The only people who ever did mountaineering have always been rich people with cushy enough lives to want to seek out danger and risk. I love mountaineering, but it’s always been a sport for the idle rich since its birth in the 1800s. Why the hell would a farmer or shepherd or carpenter in *any* country go throw his life away like that? He’s got a family to support and work to do!

But where there’s money, there’s people willing to strive for it, and the Sherpa people live right next to a constant stream of people who will pay for help climbing mountains.

In the himalayas, European climbers initially hired indian porters, usually in Darjeeling, because India was an easy entry point for British and their allies. Some Sherpa porters joined them when they got closer to the mountains.

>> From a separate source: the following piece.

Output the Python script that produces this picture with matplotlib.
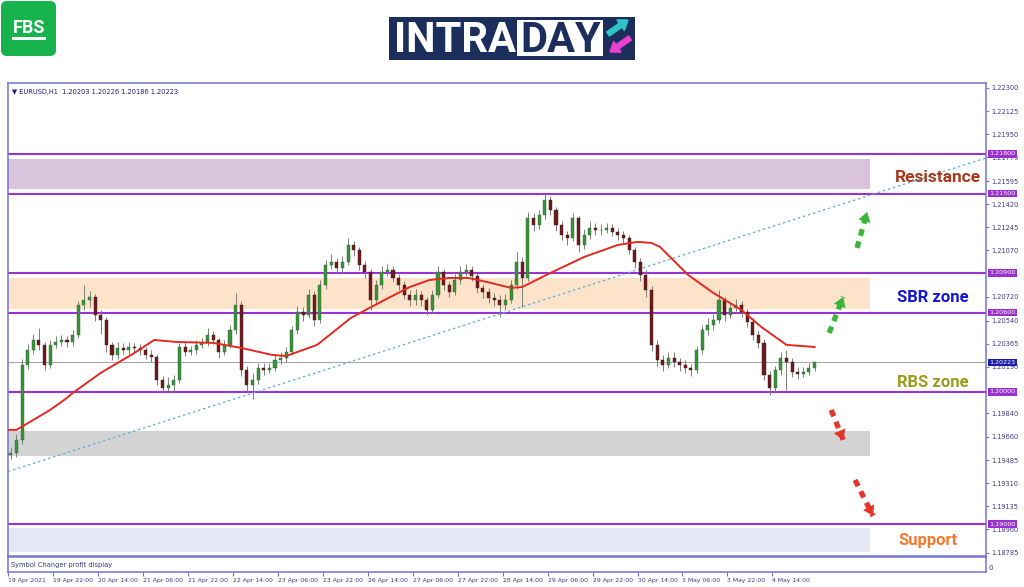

After a generation or two of big expensive climbs coming through, the Sherpa people built up a generation of porters with significant experience, and they slowly moved from “load carriers who can go higher than base camp” to skilled and respected climbers in their own right.

Still, this took time, and rich British people have never been known for being egalitarian. Into the 1980s and 90s, paid guiding companies increasingly hired Sherpa guides, but the truly best-in-the-world climbers, and the ones with the *capital* to run guide companies, were still Europeans. Building up the knowledge of leading complex expeditions, and the money, takes longer than building up individual climbing skills.

By now, most guide companies are owned and run by Sherpas, and while there are still western companies, they’re a small percentage taking small groups and charging 10x more for it. Today, 99% of guides are Sherpas, and they’re better climbers than 95% of everyone else on the mountain. The Sherpa people, and Nepalis more broadly, own the himalayas now.